I'm playing with lock-free algorithms in C and C++ and recently stumbled upon a behavior I don't quite understand. If you have the following code, running it will give you something like

reader started
writer started
iters=79895047, less=401131, eq=48996928, more=30496988

Aren't std::atomics are expected to be sequentially-consistent? If so, why does the reader sometimes see b being updated before a? I also tried to do various tricks involving memory fences with no success. The full compilable code can be seen at https://github.com/akamaus/fence_test

What's wrong with the example?

std::atomic<uint> a(0);
std::atomic<uint> b(0);

volatile bool stop = false;

void *reader(void *p) {
    uint64_t iter_counter = 0;
    uint cnt_less = 0,
         cnt_eq = 0,
         cnt_more = 0;

    uint aa, bb;


    printf("reader started\n");

    while(!stop) {
        iter_counter++;
        aa = a.load(std::memory_order_seq_cst);
        bb = b.load(std::memory_order_seq_cst);
        if (aa < bb) {
            cnt_less++;
        } else if (aa > bb) {
            cnt_more++;
        } else {
            cnt_eq++;
        }
    }
        printf("iters=%lu, less=%u, eq=%u, more=%u\n", iter_counter, cnt_less, cnt_eq, cnt_more);

    return NULL;
}

void *writer(void *p) {
    printf("writer started\n");
    uint counter = 0;
    while(!stop) {
        a.store(counter, std::memory_order_seq_cst);
        b.store(counter, std::memory_order_seq_cst);
        counter++;
    }
}
Jonathan Leffler
  • 730,956
  • 141
  • 904
  • 1,278
Dmitry Vyal
  • 2,347
  • 2
  • 24
  • 24
  • might not be a problem but [volatile should not be used for synchronization](http://stackoverflow.com/questions/2484980/why-is-volatile-not-considered-useful-in-multithreaded-c-or-c-programming) – NathanOliver Oct 08 '15 at 13:47
  • 2
    Consider: writer writes to `a`, then the reader reads from `a`, then the reader reads from `b`, then the writer writes to `b`. Result: The reader observes `a > b`. Similarly, reader reads from `a`, writer writes to `a`, writer writes to `b`, reader reads from `b`. Result: reader observes `a < b`. – dyp Oct 08 '15 at 13:47
  • Put it another way - sequential consistency assures that readers see all the writes already performed.
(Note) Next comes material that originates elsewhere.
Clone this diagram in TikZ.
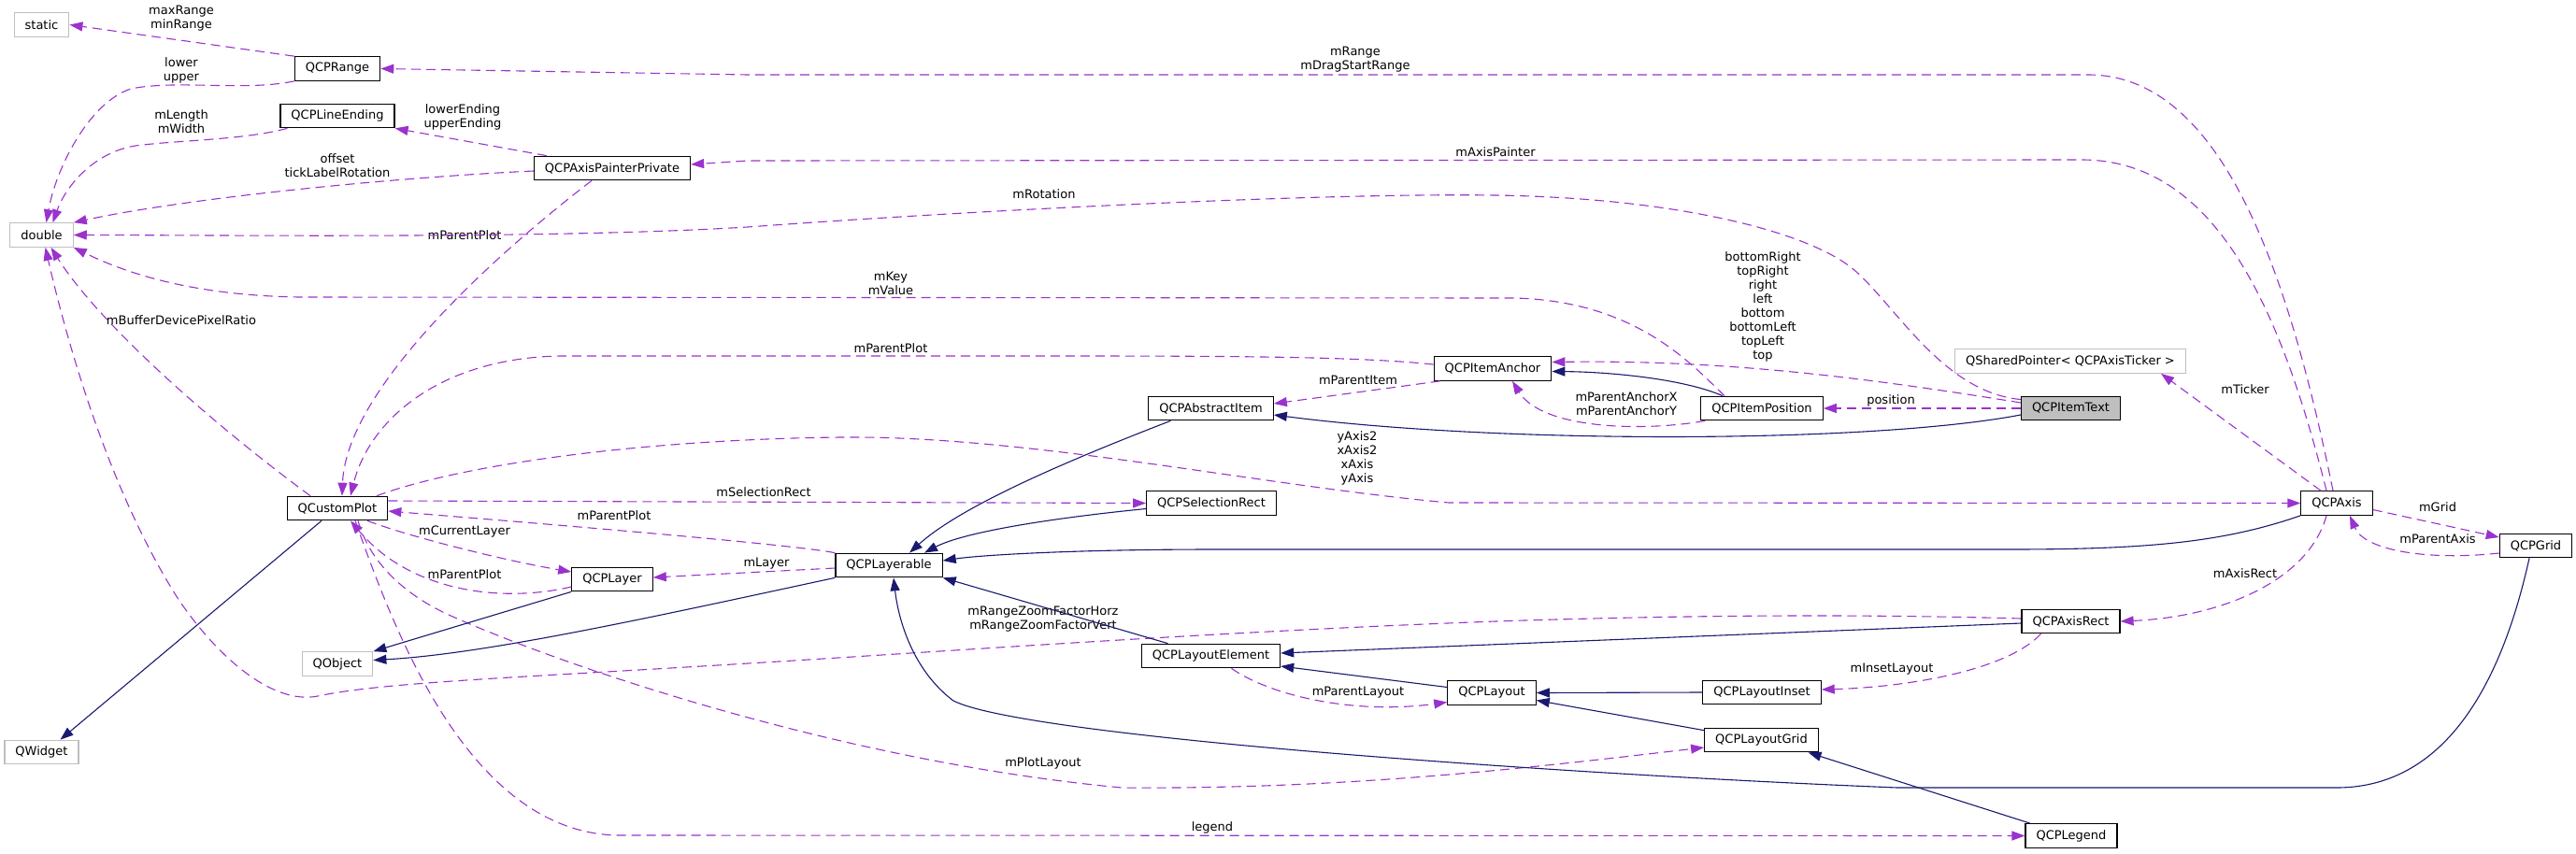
\documentclass[tikz,border=0pt]{standalone}
\usepackage{fontspec}
\setmainfont{DejaVu Sans}
\usetikzlibrary{arrows.meta}
\definecolor{dxPurple}{HTML}{9A32CD}
\definecolor{dxNavy}{HTML}{191970}
\definecolor{dxGray}{HTML}{BFBFBF}
\newcommand{\dxfont}{\fontsize{13}{15}\selectfont}

\begin{document}
\begin{tikzpicture}[x=1pt, y=-1pt,
      cls/.style={draw=black, line width=1.2pt, fill=white, font=\dxfont,
        inner xsep=11.5pt, inner ysep=0pt, minimum height=25.5pt},
      extcls/.style={cls, draw=dxGray},
      focus/.style={cls, fill=dxGray},
      lbl/.style={font=\dxfont, align=center, inner sep=0pt},
      usage/.style={-{Triangle[length=14pt, width=10pt]}, line width=1.1pt,
        dxPurple, dash pattern=on 10pt off 6pt},
      inherit/.style={-{Triangle[length=14pt, width=10pt]}, line width=1.1pt, dxNavy}]
    \useasboundingbox (0,0) rectangle (2756,913);

    % classes
    \node[extcls] (static) at (44.5,26.5) {static};
    \node[cls] (range) at (361,73.5) {QCPRange};
    \node[cls] (lineend) at (361,124) {QCPLineEnding};
    \node[cls] (painter) at (655,180) {QCPAxisPainterPrivate};
    \node[extcls] (dbl) at (44.5,251.5) {double};
    \node[cls] (cplot) at (361,544) {QCustomPlot};
    \node[cls] (layer) at (655,620) {QCPLayer};
    \node[extcls] (qobj) at (361,710.5) {QObject};
    \node[extcls] (qwidget) at (44.5,805) {QWidget};
    \node[cls] (absitem) at (1295.5,437) {QCPAbstractItem};
    \node[cls] (selrect) at (1296,538.5) {QCPSelectionRect};
    \node[cls] (layerable) at (951,605) {QCPLayerable};
    \node[cls] (anchor) at (1597,394.5) {QCPItemAnchor};
    \node[cls] (itempos) at (1885,437) {QCPItemPosition};
    \node[focus] (itemtext) at (2215.5,437) {QCPItemText};
    \node[extcls] (ticker) at (2215,386.5) {QSharedPointer< QCPAxisTicker >};
    \node[cls] (axis) at (2500,538.5) {QCPAxis};
    \node[cls] (grid) at (2713,584) {QCPGrid};
    \node[cls] (lelem) at (1295.5,702) {QCPLayoutElement};
    \node[cls] (layout) at (1596,741.5) {QCPLayout};
    \node[cls] (axisrect) at (2215.5,665) {QCPAxisRect};
    \node[cls] (linset) at (1885,741) {QCPLayoutInset};
    \node[cls] (lgrid) at (1884.5,792) {QCPLayoutGrid};
    \node[cls] (legend) at (2216,894.5) {QCPLegend};

    % member labels
    \node[lbl] (lMinMax) at (194,20) {maxRange\\minRange};
    \node[lbl] (lLowUp) at (194,75) {lower\\upper};
    \node[lbl] (lLenWid) at (194,130) {mLength\\mWidth};
    \node[lbl] (lEnding) at (495,125) {lowerEnding\\upperEnding};
    \node[lbl] (lOffset) at (361,177) {offset\\tickLabelRotation};
    \node[lbl] (lPlotA) at (497,252) {mParentPlot};
    \node[lbl] (lPixel) at (194,343) {mBufferDevicePixelRatio};
    \node[lbl] (lRot) at (1117,208) {mRotation};
    \node[lbl] (lKeyVal) at (953,303) {mKey\\mValue};
    \node[lbl] (lPlotB) at (953,373) {mParentPlot};
    \node[lbl] (lItem) at (1453,407) {mParentItem};
    \node[lbl] (lPainter) at (1600,163) {mAxisPainter};
    \node[lbl] (lRange) at (1450,64) {mRange\\mDragStartRange};
    \node[lbl] (lAnchors) at (1886,328) {bottomRight\\topRight\\right\\left\\bottom\\bottomLeft\\topLeft\\top};
    \node[lbl] (lTicker) at (2402,417) {mTicker};
    \node[lbl] (lAnchXY) at (1740,432) {mParentAnchorX\\mParentAnchorY};
    \node[lbl] (lPos) at (2023,429) {position};
    \node[lbl] (lAxes) at (1452,490) {yAxis2\\xAxis2\\xAxis\\yAxis};
    \node[lbl] (lSel) at (817,527) {mSelectionRect};
    \node[lbl] (lPlotC) at (657,552) {mParentPlot};
    \node[lbl] (lCurLayer) at (497,569) {mCurrentLayer};
    \node[lbl] (lPlotD) at (497,615) {mParentPlot};
    \node[lbl] (lLayer) at (820,603) {mLayer};
    \node[lbl] (lZoom) at (1116,663) {mRangeZoomFactorHorz\\mRangeZoomFactorVert};
    \node[lbl] (lParLayout) at (1453,741) {mParentLayout};
    \node[lbl] (lPlotLayout) at (1116,817) {mPlotLayout};
    \node[lbl] (lLegend) at (1297,886) {legend};
    \node[lbl] (lGrid) at (2608,543) {mGrid};
    \node[lbl] (lParAxis) at (2608,577) {mParentAxis};
    \node[lbl] (lAxisRect) at (2402,614) {mAxisRect};
    \node[lbl] (lInset) at (2024,716) {mInsetLayout};

    % usage (dashed)
    \draw[usage] (range.north west) -- (static.east);
    \draw[usage] (range.south west) .. controls (262,98) and (190,85) .. (140,95)
      .. controls (95,110) and (60,180) .. ([xshift=5]dbl.north);
    \draw[usage] ([xshift=8]lineend.south west) .. controls (260,150) and (190,150) .. (145,156)
      .. controls (100,163) and (70,200) .. ([xshift=12]dbl.north);
    \draw[usage] ([xshift=14]painter.north west) -- (lineend.south east);
    \draw[usage] ([yshift=-3]painter.west) .. controls (420,190) and (200,212) .. (dbl.north east);
    \draw[usage] ([xshift=-22]painter.south) .. controls (520,280) and (370,420) .. ([xshift=5]cplot.north);
    \draw[usage] (itemtext.170) .. controls (2080,420) and (2030,330) .. (1985,290)
      .. controls (1940,250) and (1800,212) .. (1600,209)
      .. controls (1400,206) and (1000,228) .. (800,243)
      .. controls (600,255) and (300,252) .. (dbl.east);
    \draw[usage] ([xshift=-40]itempos.north) .. controls (1810,390) and (1750,322) .. (1620,319)
      -- (320,318) .. controls (200,316) and (130,290) .. (dbl.south east);
    \draw[usage] (anchor.176) .. controls (1450,381) and (1300,381) .. (1100,381) -- (600,381)
      .. controls (470,383) and (395,450) .. ([xshift=14]cplot.north);
    \draw[usage] ([xshift=7]anchor.south west) -- ([yshift=5]absitem.east);
    \draw[usage] ([xshift=5]itempos.south west) .. controls (1760,462) and (1650,460) .. ([xshift=21]anchor.south);
    \draw[usage] (itemtext.west) -- (itempos.east);
    \draw[usage] ([yshift=6]itemtext.west) .. controls (2000,405) and (1850,385) .. ([yshift=7]anchor.east);
    \draw[usage] ([xshift=-17]axis.north) -- ([xshift=97]ticker.south);
    \draw[usage] ([xshift=-4]axis.north) .. controls (2450,300) and (2380,80) .. (2234,80)
      -- (800,80) -- (range.east);
    \draw[usage] ([xshift=-11]axis.north) .. controls (2440,330) and (2370,171) .. (2227,171)
      -- (800,172) -- ([yshift=4]painter.east);
    \draw[usage] ([xshift=42]cplot.north) .. controls (500,495) and (700,470) .. (900,468)
      .. controls (1100,466) and (1350,520) .. (1550,538) -- (axis.west);
    \draw[usage] ([yshift=8]cplot.east) -- (selrect.west);
    \draw[usage] (layerable.north west) .. controls (850,583) and (600,562) .. ([yshift=-3]cplot.east);
    \draw[usage] ([xshift=32]cplot.south) .. controls (440,575) and (540,600) .. ([yshift=8]layer.west);
    \draw[usage] ([yshift=-8]layer.west) .. controls (540,645) and (440,635) .. ([xshift=14]cplot.south);
    \draw[usage] ([yshift=-3]layerable.west) -- ([yshift=2]layer.east);
    \draw[usage] ([yshift=3]axisrect.west) .. controls (1950,656) and (1750,660) .. (1600,665)
      .. controls (1300,676) and (1000,698) .. (800,710)
      .. controls (560,725) and (410,730) .. (340,745)
      .. controls (290,755) and (230,700) .. (190,640)
      .. controls (120,530) and (75,380) .. ([xshift=4]dbl.south);
    \draw[usage] ([xshift=-29]cplot.north) .. controls (225,452) and (105,345) .. ([xshift=10]dbl.south);
    \draw[usage] ([xshift=22]cplot.south) .. controls (395,600) and (430,635) .. (480,658)
      .. controls (600,712) and (900,815) .. (1200,843)
      .. controls (1450,845) and (1650,820) .. ([yshift=-8]lgrid.west);
    \draw[usage] ([xshift=19]cplot.south) .. controls (420,670) and (500,890) .. (660,894) -- (legend.west);
    \draw[usage] ([xshift=-11]axis.south) .. controls (2470,620) and (2380,660) .. (axisrect.east);
    \draw[usage] ([xshift=-32]axisrect.south) .. controls (2150,715) and (2050,735) .. ([yshift=3]linset.east);
    \draw[usage] ([yshift=-7]axis.east) -- ([yshift=9]grid.west);
    \draw[usage] ([yshift=-8]grid.west) .. controls (2600,600) and (2530,590) .. ([xshift=14]axis.south);
    \draw[usage] ([xshift=22]lelem.south) .. controls (1360,745) and (1450,765) .. ([yshift=-10]layout.west);

    % inheritance (solid)
    \draw[inherit] ([yshift=-7]itemtext.west) .. controls (2000,475) and (1600,475) .. ([yshift=-7]absitem.east);
    \draw[inherit] ([xshift=-42]itempos.north) .. controls (1800,405) and (1720,398) .. ([yshift=-3]anchor.east);
    \draw[inherit] ([xshift=-43]absitem.south) .. controls (1150,490) and (1030,540) .. ([xshift=22]layerable.north);
    \draw[inherit] ([yshift=-6]selrect.west) .. controls (1120,555) and (1030,570) .. ([xshift=38]layerable.north);
    \draw[inherit] (axis.south west) .. controls (2380,580) and (2300,588) .. (2150,588) -- (1300,588)
      .. controls (1150,588) and (1050,594) .. ([yshift=5]layerable.east);
    \draw[inherit] (layerable.south west) .. controls (700,660) and (520,700) .. ([yshift=4]qobj.east);
    \draw[inherit] (layer.south west) -- (qobj.north east);
    \draw[inherit] ([xshift=-17]cplot.south) -- ([xshift=20]qwidget.north);
    \draw[inherit] ([xshift=-46]lelem.north) -- (layerable.south east);
    \draw[inherit] ([xshift=-7]grid.south) .. controls (2670,760) and (2600,843) .. (2500,843) -- (2030,843)
      .. controls (1700,830) and (1100,790) .. (1020,750)
      .. controls (980,720) and (962,670) .. ([xshift=5]layerable.south);
    \draw[inherit] ([yshift=-2]axisrect.west) -- ([yshift=3]lelem.east);
    \draw[inherit] ([yshift=6]layout.west) -- ([yshift=-11]lelem.east);
    \draw[inherit] (linset.west) -- (layout.east);
    \draw[inherit] ([yshift=-3]lgrid.north west) -- ([yshift=-8]layout.east);
    \draw[inherit] ([xshift=-44]legend.north) -- ([xshift=50]lgrid.south);
  \end{tikzpicture}
\end{document}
It does not wait for future writes to happen. A similar question from earlier today [Understanding C++ memory model: Different values on different runs](http://stackoverflow.com/questions/33007373/understanding-c-memory-model-different-values-on-different-runs) – Bo Persson Oct 08 '15 at 13:59

1 Answers1

4

Sequentially consistent memory ordering implies that the modification order (of the atomic objects manipulated with seq cst) observed by all threads is consistent. The program behaves as if all those operations happen interleaved in a single total order. Consider the following cases:

Writer Reader
       a == 0
a = 1
b = 1
       b == 1

Result: aa < bb.

Writer Reader
a = 1
       a == 1
       b == 0
b = 1

Result: aa > bb

With a lock, e.g. a mutex, you can make sure that the operations don't interleave.

dyp
  • 38,334
  • 13
  • 112
  • 177